I am not sure if I understand it right. But to me, the big idea of hash join is to use a temporary hash table as a “lookup index”. The inner or target table has column values that pass any previous filters put into the hash table, and column values from the outer table are looked up in the hash table to see if they match. If they do, the join succeeds. The biggest restriction for me on hash joins is the native restrictions on Hash tables: a hash join can only be used for equality lookups, and not ranges or BETWEEN.
Also, I think that while hash joins are reasonably efficient, they’re rarely more efficient than using a native index to execute the join, so hash joins are usually used for “derived” joins where the working set has already been filtered by some other predicate or possibly a table scan that would otherwise be answered using a Nested loop join.

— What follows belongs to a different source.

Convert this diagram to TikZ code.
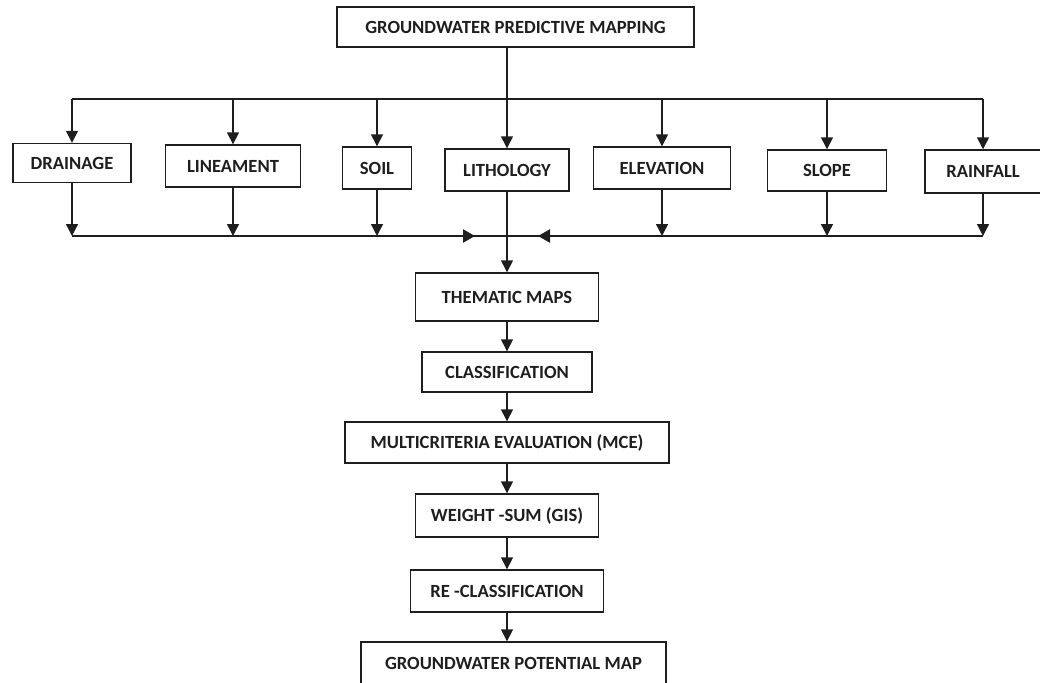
\documentclass[tikz,border=0pt]{standalone}
\usepackage{fontspec}
\setmainfont{Carlito}
\usetikzlibrary{arrows,arrows.meta,shapes}
\definecolor{ink}{HTML}{1E1E1E}
\tikzstyle{box}=[rectangle, draw=ink, text=ink
,line width=1.4pt
,inner sep=0pt
,font=\bfseries\fontsize{18.6}{21}\selectfont
]
\tikzstyle{edge} = [draw=ink,line width=1.4pt,-{Triangle[width=12pt,length=12pt]}]
\tikzstyle{line} = [draw=ink,line width=1.4pt,-]
\tikzstyle{busarrow} = [draw=ink,line width=2.4pt,-{Triangle[width=13pt,length=12pt]}]

\begin{document}
\begin{tikzpicture}[x=1pt,y=-1pt]
    \useasboundingbox (0,0) rectangle (1040,682);
    % Top box
    \node[box, minimum width=357pt, minimum height=40pt] (predmap) at (515.5,27) {GROUNDWATER PREDICTIVE MAPPING};

    % The seven input layers
    \foreach \pos/\name/\wid/\hei/\txt in {{(72,163)/drain/118/39/DRAINAGE}, {(233,166)/linea/135/42/LINEAMENT},
        {(377,168)/soil/69/42/SOIL}, {(507,170)/litho/124/42/LITHOLOGY}, {(662,168)/elev/137/42/ELEVATION},
        {(827,170.5)/slope/119/41/SLOPE}, {(983,171.5)/rain/116/43/RAINFALL}}
        \node[box, minimum width=\wid pt, minimum height=\hei pt] (\name) at \pos {\txt};

    % The processing chain
    \foreach \pos/\name/\wid/\hei/\txt in {{(507,297)/them/183/48/THEMATIC MAPS}, {(507,372)/class/170/40/CLASSIFICATION},
        {(507,442.5)/mce/324/41/MULTICRITERIA EVALUATION (MCE)}, {(507,515.5)/wsum/183/43/WEIGHT -SUM (GIS)},
        {(507,591)/recl/193/42/RE -CLASSIFICATION}, {(513.5,663)/potmap/305/42/GROUNDWATER POTENTIAL MAP}}
        \node[box, minimum width=\wid pt, minimum height=\hei pt] (\name) at \pos {\txt};

    \coordinate (bustop) at (507,99);
    \coordinate (busbot) at (507,236);

    % Split to the layers
    \path[edge] (predmap.south -| litho.north) -- (litho.north);
    \path[line] (drain.north |- bustop) -- (rain.north |- bustop);
    \foreach \name in {drain, linea, soil, elev, slope, rain}
        \path[edge] (\name.north |- bustop) -- (\name.north);

    % Merge back into the thematic maps
    \foreach \name in {drain, linea, soil, elev, slope, rain}
        \path[edge] (\name.south) -- (\name.south |- busbot);
    \path[line] (drain.south |- busbot) -- (rain.south |- busbot);
    \path[busarrow] ([xshift=-77pt]busbot) -- ([xshift=-32pt]busbot);
    \path[busarrow] ([xshift=78pt]busbot) -- ([xshift=31pt]busbot);
    \path[edge] (litho.south) -- (them.north);

    % Connect the chain
    \foreach \source/\dest in {them/class, class/mce, mce/wsum, wsum/recl}
        \path[edge] (\source) -- (\dest);
    \path[edge] (recl.south) -- (recl.south |- potmap.north);
\end{tikzpicture}
\end{document}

Hash tables may also be used to do stuff like answer IN.
On the other hand, a merge-join is able to treat the columns in the inner and outer tables as sorted lists, either by using indexes or by actively sorting them. A Merge algorithm is then used to figure out which rows in the joined tables or expressions satisfy the join criterion.
Merge joins are often called merge-sort joins as they are very similar to the steps in Merge sort. Merge joins can be used on equality as well as ranged operators such as <, >, or BETWEEN.
Any ideas?